_What to do_
Leaving out every picture, copy the lines of the data exactly, from the first through the line containing "var corrodedMean = [0.4675, 0.4626, 0.3654, 0.4547];".

_Recorded data_
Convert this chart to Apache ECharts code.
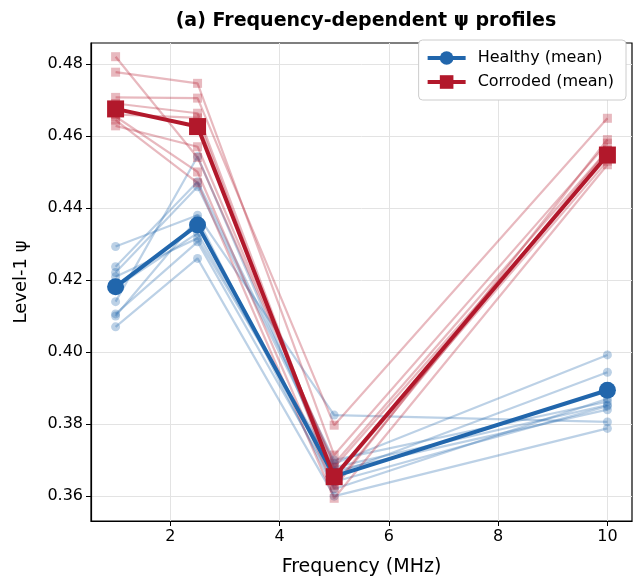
<!DOCTYPE html>
<html>
<head>
<meta charset="utf-8">
<script src="https://cdn.jsdelivr.net/npm/echarts@6/dist/echarts.min.js"></script>
<style>html,body{margin:0;padding:0;background:#fff;}#c{width:634px;height:576px;}</style>
</head>
<body>
<div id="c"></div>
<script>
var frequencies = [1, 2.5, 5, 10];
var xTicks = [2, 4, 6, 8, 10];
var yTicks = [0.36, 0.38, 0.40, 0.42, 0.44, 0.46, 0.48];

var healthySamples = [
  [0.4293, 0.4380, 0.3825, 0.3806],
  [0.4237, 0.4473, 0.3700, 0.3862],
  [0.4221, 0.4459, 0.3690, 0.3992],
  [0.4209, 0.4316, 0.3680, 0.3853],
  [0.4140, 0.4543, 0.3660, 0.3944],
  [0.4106, 0.4306, 0.3640, 0.3850],
  [0.4100, 0.4370, 0.3620, 0.3870],
  [0.4070, 0.4260, 0.3600, 0.3788],
  [0.4180, 0.4330, 0.3670, 0.3840]
];
var corrodedSamples = [
  [0.4820, 0.4540, 0.3690, 0.4560],
  [0.4777, 0.4746, 0.3714, 0.4580],
  [0.4707, 0.4705, 0.3797, 0.4649],
  [0.4690, 0.4663, 0.3650, 0.4530],
  [0.4654, 0.4500, 0.3622, 0.4590],
  [0.4644, 0.4470, 0.3594, 0.4520],
  [0.4628, 0.4570, 0.3680, 0.4540],
  [0.4660, 0.4650, 0.3630, 0.4560]
];
var healthyMean = [0.4181, 0.4353, 0.3655, 0.3894];
var corrodedMean = [0.4675, 0.4626, 0.3654, 0.4547];

var BLUE = '#2166ac', RED = '#b2182b';
var FONT = 'DejaVu Sans';

function pts(vals) { return frequencies.map(function (f, i) { return [f, vals[i]]; }); }

var series = [];
healthySamples.forEach(function (s, i) {
  series.push({
    name: 'h' + i, type: 'line', data: pts(s), symbol: 'circle', symbolSize: 9,
    lineStyle: { color: BLUE, width: 2.2, opacity: 0.3 },
    itemStyle: { color: BLUE, opacity: 0.3 }, z: 2, silent: true, animation: false
  });
});
corrodedSamples.forEach(function (s, i) {
  series.push({
    name: 'c' + i, type: 'line', data: pts(s), symbol: 'rect', symbolSize: 9,
    lineStyle: { color: RED, width: 2.2, opacity: 0.3 },
    itemStyle: { color: RED, opacity: 0.3 }, z: 2, silent: true, animation: false
  });
});
series.push({
  name: 'Healthy (mean)', type: 'line', data: pts(healthyMean), symbol: 'circle', symbolSize: 17,
  lineStyle: { color: BLUE, width: 4 }, itemStyle: { color: BLUE }, z: 5, animation: false
});
series.push({
  name: 'Corroded (mean)', type: 'line', data: pts(corrodedMean), symbol: 'rect', symbolSize: 17,
  lineStyle: { color: RED, width: 4 }, itemStyle: { color: RED }, z: 6, animation: false
});

var chart = echarts.init(document.getElementById('c'), null, { renderer: 'canvas' });
chart.setOption({
  backgroundColor: '#fff',
  animation: false,
  textStyle: { fontFamily: FONT },
  title: {
    text: '(a) Frequency-dependent ψ profiles', left: 361, top: 7, textAlign: 'center',
    textStyle: { fontFamily: FONT, fontWeight: 'bold', fontSize: 19, color: '#000' }
  },
  legend: {
    data: ['Healthy (mean)', 'Corroded (mean)'], orient: 'vertical', right: 8, top: 40,
    backgroundColor: '#fff', borderColor: '#cccccc', borderWidth: 1, borderRadius: 4,
    padding: [10, 12, 10, 7], itemGap: 8, itemWidth: 38, itemHeight: 17,
    lineStyle: { width: 4 },
    textStyle: { fontFamily: FONT, fontSize: 16, color: '#000', padding: [0, 0, 0, 7] }
  },
  grid: { left: 91, right: 2, top: 43, bottom: 55, show: true, borderColor: '#000', borderWidth: 1.2,
    backgroundColor: 'transparent', outerBoundsMode: 'none' },
  xAxis: {
    type: 'value', min: 0.55, max: 10.45,
    name: 'Frequency (MHz)', nameLocation: 'middle', nameGap: 37,
    nameTextStyle: { fontFamily: FONT, fontSize: 19, color: '#000' },
    axisLine: { show: true, lineStyle: { color: '#000', width: 1.2 } },
    axisTick: { show: true, length: 5, lineStyle: { color: '#000' }, customValues: xTicks },
    axisLabel: { fontFamily: FONT, fontSize: 16, color: '#000', margin: 8, customValues: xTicks },
    splitLine: { show: true, lineStyle: { color: '#e3e3e3', width: 1 } }
  },
  yAxis: {
    type: 'value', min: 0.3531, max: 0.4858,
    name: 'Level-1 ψ', nameLocation: 'middle', nameGap: 61, nameRotate: 90,
    nameTextStyle: { fontFamily: FONT, fontSize: 18, color: '#000' },
    axisLine: { show: true, lineStyle: { color: '#000', width: 1.2 } },
    axisTick: { show: true, length: 5, lineStyle: { color: '#000' }, customValues: yTicks },
    axisLabel: { fontFamily: FONT, fontSize: 16, color: '#000', margin: 8, customValues: yTicks,
      formatter: function (v) { return v.toFixed(2); } },
    splitLine: { show: true, lineStyle: { color: '#e3e3e3', width: 1 } }
  },
  series: series
});
</script>
</body>
</html>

_Output for this task_
Convert this chart to Apache ECharts code.
<!DOCTYPE html>
<html>
<head>
<meta charset="utf-8">
<script src="https://cdn.jsdelivr.net/npm/echarts@6/dist/echarts.min.js"></script>
<style>html,body{margin:0;padding:0;background:#fff;}#c{width:634px;height:576px;}</style>
</head>
<body>
<div id="c"></div>
<script>
var frequencies = [1, 2.5, 5, 10];
var xTicks = [2, 4, 6, 8, 10];
var yTicks = [0.36, 0.38, 0.40, 0.42, 0.44, 0.46, 0.48];

var healthySamples = [
  [0.4293, 0.4380, 0.3825, 0.3806],
  [0.4237, 0.4473, 0.3700, 0.3862],
  [0.4221, 0.4459, 0.3690, 0.3992],
  [0.4209, 0.4316, 0.3680, 0.3853],
  [0.4140, 0.4543, 0.3660, 0.3944],
  [0.4106, 0.4306, 0.3640, 0.3850],
  [0.4100, 0.4370, 0.3620, 0.3870],
  [0.4070, 0.4260, 0.3600, 0.3788],
  [0.4180, 0.4330, 0.3670, 0.3840]
];
var corrodedSamples = [
  [0.4820, 0.4540, 0.3690, 0.4560],
  [0.4777, 0.4746, 0.3714, 0.4580],
  [0.4707, 0.4705, 0.3797, 0.4649],
  [0.4690, 0.4663, 0.3650, 0.4530],
  [0.4654, 0.4500, 0.3622, 0.4590],
  [0.4644, 0.4470, 0.3594, 0.4520],
  [0.4628, 0.4570, 0.3680, 0.4540],
  [0.4660, 0.4650, 0.3630, 0.4560]
];
var healthyMean = [0.4181, 0.4353, 0.3655, 0.3894];
var corrodedMean = [0.4675, 0.4626, 0.3654, 0.4547];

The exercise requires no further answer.